» WHAT THE EXERCISE ASKS: Omit all images. Write out the rest of the material exactly.

» PROVIDED DATA:
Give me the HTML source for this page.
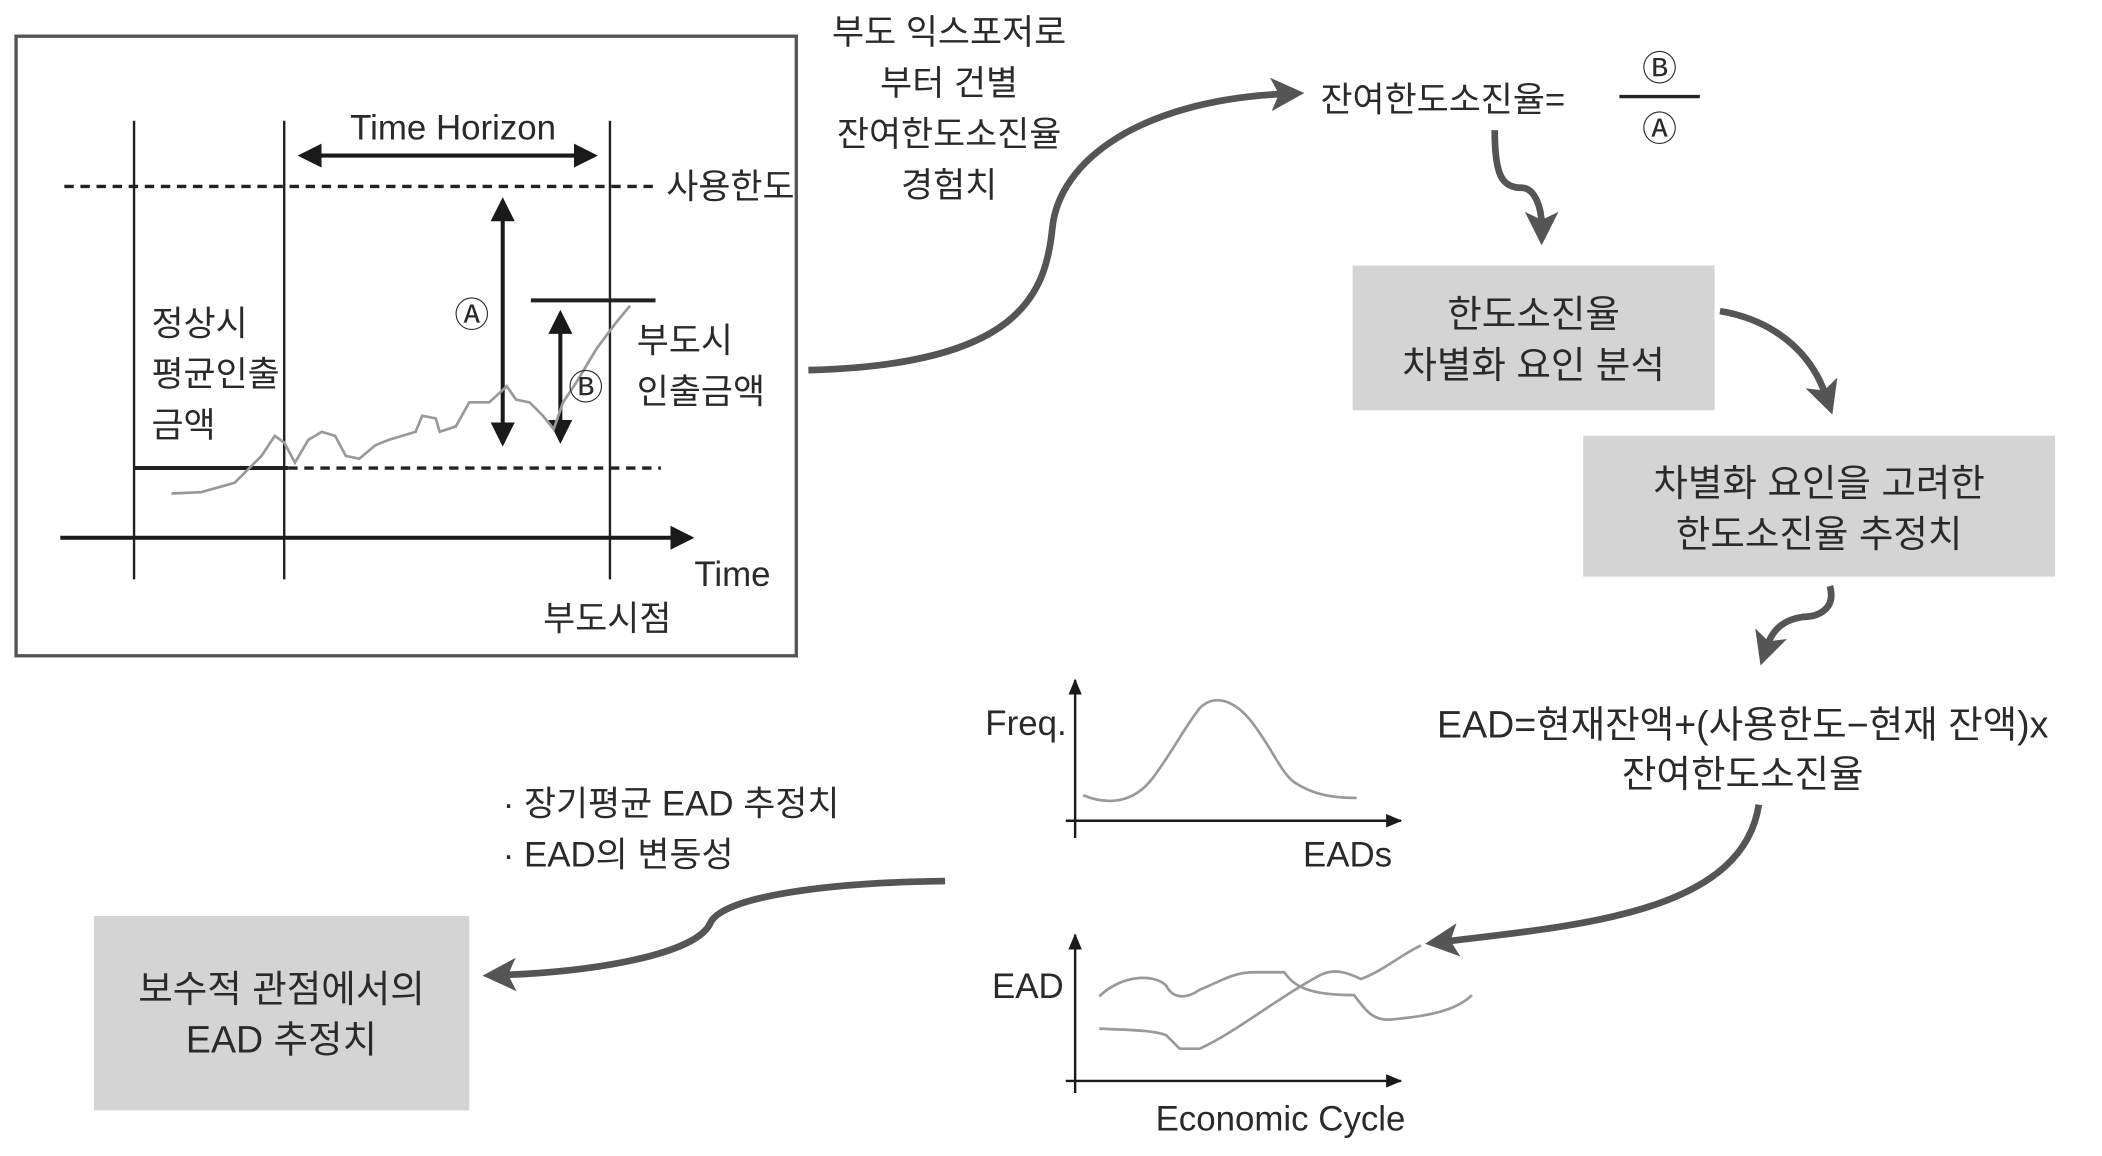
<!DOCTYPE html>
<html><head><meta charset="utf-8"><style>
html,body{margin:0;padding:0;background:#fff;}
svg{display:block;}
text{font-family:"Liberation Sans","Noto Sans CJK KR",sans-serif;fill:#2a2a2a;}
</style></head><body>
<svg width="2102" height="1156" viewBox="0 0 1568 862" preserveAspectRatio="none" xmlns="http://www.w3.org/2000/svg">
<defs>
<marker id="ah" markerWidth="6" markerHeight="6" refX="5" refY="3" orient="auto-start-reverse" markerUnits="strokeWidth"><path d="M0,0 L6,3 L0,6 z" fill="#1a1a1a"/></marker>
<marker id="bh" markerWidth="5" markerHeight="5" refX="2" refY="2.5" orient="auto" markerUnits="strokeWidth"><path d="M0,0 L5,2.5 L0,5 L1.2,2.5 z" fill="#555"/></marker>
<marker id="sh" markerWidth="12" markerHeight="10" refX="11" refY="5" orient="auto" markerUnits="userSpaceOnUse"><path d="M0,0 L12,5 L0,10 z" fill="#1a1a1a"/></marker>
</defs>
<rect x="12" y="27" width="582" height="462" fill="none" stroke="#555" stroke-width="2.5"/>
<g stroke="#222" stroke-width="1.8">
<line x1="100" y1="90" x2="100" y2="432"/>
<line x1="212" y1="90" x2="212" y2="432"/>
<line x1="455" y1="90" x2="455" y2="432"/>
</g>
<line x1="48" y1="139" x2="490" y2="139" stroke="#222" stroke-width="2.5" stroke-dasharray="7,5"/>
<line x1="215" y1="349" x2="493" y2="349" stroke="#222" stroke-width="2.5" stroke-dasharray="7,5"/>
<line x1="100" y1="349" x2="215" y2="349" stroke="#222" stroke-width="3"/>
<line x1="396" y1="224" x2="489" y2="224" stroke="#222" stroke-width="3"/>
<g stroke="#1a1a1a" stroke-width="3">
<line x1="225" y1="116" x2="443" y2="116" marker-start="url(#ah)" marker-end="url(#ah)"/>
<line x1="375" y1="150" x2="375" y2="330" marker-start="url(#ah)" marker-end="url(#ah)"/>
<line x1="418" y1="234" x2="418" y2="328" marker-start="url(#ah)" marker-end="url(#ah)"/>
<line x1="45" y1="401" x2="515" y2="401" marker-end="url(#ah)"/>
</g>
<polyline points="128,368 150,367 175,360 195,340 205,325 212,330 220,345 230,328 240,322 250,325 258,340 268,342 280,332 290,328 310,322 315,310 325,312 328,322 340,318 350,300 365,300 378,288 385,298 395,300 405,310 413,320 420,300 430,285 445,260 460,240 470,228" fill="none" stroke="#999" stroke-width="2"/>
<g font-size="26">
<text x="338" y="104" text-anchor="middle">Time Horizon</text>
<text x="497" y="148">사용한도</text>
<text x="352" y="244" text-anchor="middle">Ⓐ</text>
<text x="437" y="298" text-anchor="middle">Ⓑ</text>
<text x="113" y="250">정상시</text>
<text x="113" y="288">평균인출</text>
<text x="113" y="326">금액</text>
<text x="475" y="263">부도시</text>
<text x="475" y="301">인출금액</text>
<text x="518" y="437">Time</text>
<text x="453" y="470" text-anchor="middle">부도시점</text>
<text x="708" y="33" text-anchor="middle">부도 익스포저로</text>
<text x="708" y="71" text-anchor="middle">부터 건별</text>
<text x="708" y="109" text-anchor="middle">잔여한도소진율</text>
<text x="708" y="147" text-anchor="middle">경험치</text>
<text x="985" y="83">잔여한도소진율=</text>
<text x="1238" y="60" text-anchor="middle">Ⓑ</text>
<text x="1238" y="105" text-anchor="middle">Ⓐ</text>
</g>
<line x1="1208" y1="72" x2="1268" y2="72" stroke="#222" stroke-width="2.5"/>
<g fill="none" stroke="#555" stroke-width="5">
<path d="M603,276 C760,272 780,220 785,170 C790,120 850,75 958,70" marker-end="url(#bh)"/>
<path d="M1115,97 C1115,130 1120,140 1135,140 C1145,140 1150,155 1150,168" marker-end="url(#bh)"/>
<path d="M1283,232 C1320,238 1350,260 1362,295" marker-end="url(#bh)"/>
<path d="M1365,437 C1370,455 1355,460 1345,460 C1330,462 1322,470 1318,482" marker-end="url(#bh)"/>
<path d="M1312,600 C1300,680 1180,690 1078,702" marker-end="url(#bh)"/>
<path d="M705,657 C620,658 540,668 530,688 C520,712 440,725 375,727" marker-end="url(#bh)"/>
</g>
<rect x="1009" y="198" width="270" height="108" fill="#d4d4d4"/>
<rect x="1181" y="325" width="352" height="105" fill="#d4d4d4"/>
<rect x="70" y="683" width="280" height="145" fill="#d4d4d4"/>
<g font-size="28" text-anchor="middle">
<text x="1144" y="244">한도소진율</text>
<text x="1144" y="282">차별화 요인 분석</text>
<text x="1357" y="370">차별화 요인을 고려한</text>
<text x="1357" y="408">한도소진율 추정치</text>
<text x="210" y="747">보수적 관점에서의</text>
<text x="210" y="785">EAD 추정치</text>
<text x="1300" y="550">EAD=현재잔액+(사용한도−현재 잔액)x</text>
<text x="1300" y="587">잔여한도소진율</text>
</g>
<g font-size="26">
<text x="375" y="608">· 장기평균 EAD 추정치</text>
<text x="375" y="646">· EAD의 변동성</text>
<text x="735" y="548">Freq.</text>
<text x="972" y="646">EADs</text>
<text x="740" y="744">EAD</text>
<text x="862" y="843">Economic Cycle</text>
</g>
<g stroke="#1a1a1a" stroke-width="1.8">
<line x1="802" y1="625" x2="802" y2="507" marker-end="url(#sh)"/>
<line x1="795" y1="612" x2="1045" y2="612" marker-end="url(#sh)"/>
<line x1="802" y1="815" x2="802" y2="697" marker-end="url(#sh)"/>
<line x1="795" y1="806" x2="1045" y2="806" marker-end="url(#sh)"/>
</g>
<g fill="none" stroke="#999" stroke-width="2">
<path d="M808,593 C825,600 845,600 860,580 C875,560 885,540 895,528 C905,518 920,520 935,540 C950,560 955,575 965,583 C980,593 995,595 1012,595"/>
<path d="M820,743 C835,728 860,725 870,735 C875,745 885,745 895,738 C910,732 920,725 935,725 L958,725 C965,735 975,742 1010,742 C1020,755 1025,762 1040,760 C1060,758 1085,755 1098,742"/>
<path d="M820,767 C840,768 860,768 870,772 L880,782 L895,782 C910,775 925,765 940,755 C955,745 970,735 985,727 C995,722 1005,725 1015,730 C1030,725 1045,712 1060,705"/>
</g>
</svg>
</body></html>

» SOLUTION TO THE EXERCISE:
Give me the HTML source for this page.
<!DOCTYPE html>
<html><head><meta charset="utf-8"><style>
html,body{margin:0;padding:0;background:#fff;}
svg{display:block;}
text{font-family:"Liberation Sans","Noto Sans CJK KR",sans-serif;fill:#2a2a2a;}
</style></head><body>
<svg width="2102" height="1156" viewBox="0 0 1568 862" preserveAspectRatio="none" xmlns="http://www.w3.org/2000/svg">
<defs>
<marker id="ah" markerWidth="6" markerHeight="6" refX="5" refY="3" orient="auto-start-reverse" markerUnits="strokeWidth"><path d="M0,0 L6,3 L0,6 z" fill="#1a1a1a"/></marker>
<marker id="bh" markerWidth="5" markerHeight="5" refX="2" refY="2.5" orient="auto" markerUnits="strokeWidth"><path d="M0,0 L5,2.5 L0,5 L1.2,2.5 z" fill="#555"/></marker>
<marker id="sh" markerWidth="12" markerHeight="10" refX="11" refY="5" orient="auto" markerUnits="userSpaceOnUse"><path d="M0,0 L12,5 L0,10 z" fill="#1a1a1a"/></marker>
</defs>
<rect x="12" y="27" width="582" height="462" fill="none" stroke="#555" stroke-width="2.5"/>
<g stroke="#222" stroke-width="1.8">
<line x1="100" y1="90" x2="100" y2="432"/>
<line x1="212" y1="90" x2="212" y2="432"/>
<line x1="455" y1="90" x2="455" y2="432"/>
</g>
<line x1="48" y1="139" x2="490" y2="139" stroke="#222" stroke-width="2.5" stroke-dasharray="7,5"/>
<line x1="215" y1="349" x2="493" y2="349" stroke="#222" stroke-width="2.5" stroke-dasharray="7,5"/>
<line x1="100" y1="349" x2="215" y2="349" stroke="#222" stroke-width="3"/>
<line x1="396" y1="224" x2="489" y2="224" stroke="#222" stroke-width="3"/>
<g stroke="#1a1a1a" stroke-width="3">
<line x1="225" y1="116" x2="443" y2="116" marker-start="url(#ah)" marker-end="url(#ah)"/>
<line x1="375" y1="150" x2="375" y2="330" marker-start="url(#ah)" marker-end="url(#ah)"/>
<line x1="418" y1="234" x2="418" y2="328" marker-start="url(#ah)" marker-end="url(#ah)"/>
<line x1="45" y1="401" x2="515" y2="401" marker-end="url(#ah)"/>
</g>
<polyline points="128,368 150,367 175,360 195,340 205,325 212,330 220,345 230,328 240,322 250,325 258,340 268,342 280,332 290,328 310,322 315,310 325,312 328,322 340,318 350,300 365,300 378,288 385,298 395,300 405,310 413,320 420,300 430,285 445,260 460,240 470,228" fill="none" stroke="#999" stroke-width="2"/>
<g font-size="26">
<text x="338" y="104" text-anchor="middle">Time Horizon</text>
<text x="497" y="148">사용한도</text>
<text x="352" y="244" text-anchor="middle">Ⓐ</text>
<text x="437" y="298" text-anchor="middle">Ⓑ</text>
<text x="113" y="250">정상시</text>
<text x="113" y="288">평균인출</text>
<text x="113" y="326">금액</text>
<text x="475" y="263">부도시</text>
<text x="475" y="301">인출금액</text>
<text x="518" y="437">Time</text>
<text x="453" y="470" text-anchor="middle">부도시점</text>
<text x="708" y="33" text-anchor="middle">부도 익스포저로</text>
<text x="708" y="71" text-anchor="middle">부터 건별</text>
<text x="708" y="109" text-anchor="middle">잔여한도소진율</text>
<text x="708" y="147" text-anchor="middle">경험치</text>
<text x="985" y="83">잔여한도소진율=</text>
<text x="1238" y="60" text-anchor="middle">Ⓑ</text>
<text x="1238" y="105" text-anchor="middle">Ⓐ</text>
</g>
<line x1="1208" y1="72" x2="1268" y2="72" stroke="#222" stroke-width="2.5"/>
<g fill="none" stroke="#555" stroke-width="5">
<path d="M603,276 C760,272 780,220 785,170 C790,120 850,75 958,70" marker-end="url(#bh)"/>
<path d="M1115,97 C1115,130 1120,140 1135,140 C1145,140 1150,155 1150,168" marker-end="url(#bh)"/>
<path d="M1283,232 C1320,238 1350,260 1362,295" marker-end="url(#bh)"/>
<path d="M1365,437 C1370,455 1355,460 1345,460 C1330,462 1322,470 1318,482" marker-end="url(#bh)"/>
<path d="M1312,600 C1300,680 1180,690 1078,702" marker-end="url(#bh)"/>
<path d="M705,657 C620,658 540,668 530,688 C520,712 440,725 375,727" marker-end="url(#bh)"/>
</g>
<rect x="1009" y="198" width="270" height="108" fill="#d4d4d4"/>
<rect x="1181" y="325" width="352" height="105" fill="#d4d4d4"/>
<rect x="70" y="683" width="280" height="145" fill="#d4d4d4"/>
<g font-size="28" text-anchor="middle">
<text x="1144" y="244">한도소진율</text>
<text x="1144" y="282">차별화 요인 분석</text>
<text x="1357" y="370">차별화 요인을 고려한</text>
<text x="1357" y="408">한도소진율 추정치</text>
<text x="210" y="747">보수적 관점에서의</text>
<text x="210" y="785">EAD 추정치</text>
<text x="1300" y="550">EAD=현재잔액+(사용한도−현재 잔액)x</text>
<text x="1300" y="587">잔여한도소진율</text>
</g>
<g font-size="26">
<text x="375" y="608">· 장기평균 EAD 추정치</text>
<text x="375" y="646">· EAD의 변동성</text>
<text x="735" y="548">Freq.</text>
<text x="972" y="646">EADs</text>
<text x="740" y="744">EAD</text>
<text x="862" y="843">Economic Cycle</text>
</g>
<g stroke="#1a1a1a" stroke-width="1.8">
<line x1="802" y1="625" x2="802" y2="507" marker-end="url(#sh)"/>
<line x1="795" y1="612" x2="1045" y2="612" marker-end="url(#sh)"/>
<line x1="802" y1="815" x2="802" y2="697" marker-end="url(#sh)"/>
<line x1="795" y1="806" x2="1045" y2="806" marker-end="url(#sh)"/>
</g>
<g fill="none" stroke="#999" stroke-width="2">
<path d="M808,593 C825,600 845,600 860,580 C875,560 885,540 895,528 C905,518 920,520 935,540 C950,560 955,575 965,583 C980,593 995,595 1012,595"/>
<path d="M820,743 C835,728 860,725 870,735 C875,745 885,745 895,738 C910,732 920,725 935,725 L958,725 C965,735 975,742 1010,742 C1020,755 1025,762 1040,760 C1060,758 1085,755 1098,742"/>
<path d="M820,767 C840,768 860,768 870,772 L880,782 L895,782 C910,775 925,765 940,755 C955,745 970,735 985,727 C995,722 1005,725 1015,730 C1030,725 1045,712 1060,705"/>
</g>
</svg>
</body></html>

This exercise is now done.